Turkish deputy PM says Kurds, Turks have no separate future

Turkish deputy PM says Kurds, Turks have no separate future

Deniz Zeyrek - ANKARA
Turkish deputy PM says Kurds, Turks have no separate future


Turkish Deputy Prime Minister Numan Kurtulmuş has dismissed suggestions of an “emotional disengagement” on the part of Kurds toward the state due to ongoing clashes in the southeast, saying Kurds and Turks have a joint future because of their joint history. 

“In Turkey, Turks and Kurds have never engaged in a civil war, they have never been enemies of each other, and they will not be either today or tomorrow either, Inshallah. Turks and Kurds have always been together in every field of life,” Kurtulmuş said late Dec. 29 during a gathering with a group of Ankara bureau chiefs of some media outlets.

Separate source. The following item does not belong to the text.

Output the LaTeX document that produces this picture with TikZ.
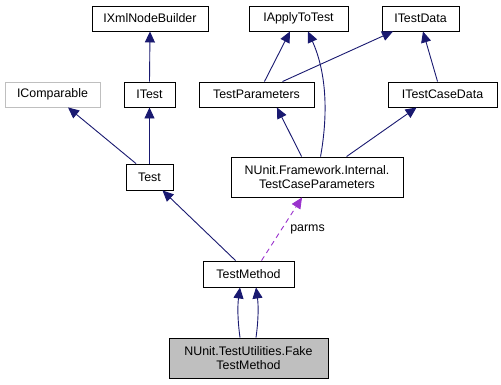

“Now, some people may desire the emergence of an emotional disengagement in Turkey. God forbid, if there was a conflict between the two peoples, then not only emotional disengagement but other disengagements could also happen. Today, people, both Kurds and Turks, are aware that Kurds do not have a future separate from Turks, and Turks do not have a future separate from Kurds,” he said.

“Both of these peoples’ past is one and their future is one, too. As long as it goes this way, God willing, no emotional disengagement will take place in Turkey,” he added.

Kurtulmuş also touched upon recent comments suggesting that the parliamentary immunity of deputies of the Peoples’ Democratic Party (HDP) could be lifted and that the party could eventually be closed down because an investigation had been opened against one of its co-chairs, Selahattin Demirtaş, by the Ankara Prosecutor’s Office for “crimes against the constitutional order and the functioning of this order.”

Similar incidents occurred in the past and failed to yield any positive result, Kurtulmuş said.

“Political bans are not a solution for this matter,” he said. “That’s why an extreme historical responsibility falls on the shoulders of the HDP. It is a must for them to go on making politics in a democratic style that will not harm the nation and their own voters,” he added.

A fragile peace process, dubbed the “resolution process” by governmental officials, was shattered in mid-summer following a two-and-a-half-year de facto period of non-conflict.

Turkey has beefed up efforts in fighting terrorism, with aerial campaigns and ground operations targeting militants from the outlawed Kurdistan Workers’ Party (PKK). Local governors have imposed curfews in several towns in the country’s east and southeast to clear the towns off of militants.

The army says more than 200 PKK militants have been killed in the current campaign in the southeast which the government says is aimed at flushing out PKK militants from urban centers.

According to Kurtulmuş, current conditions do not offer a ground for debating “the resolution process.”

“But this will not go on forever. It will finish in the shortest time, and then we will take steps which will produce ‘national unity and fraternity.’ In doing so, the counterpart is all of Turkey – the entirety of the people, politics and civil society in Turkey. From the very beginning, we have been insistently emphasizing one particular thing: ‘While you hold a Kalashnikov in one hand, you cannot dance the halay with your other hand. While extending one of your hands to peace, you cannot throw a bomb with your other hand.’ This is unacceptable. For a process to continue, the people’s support is a must. And for the nation to be eager for that process, terror should be eliminated as a threat.”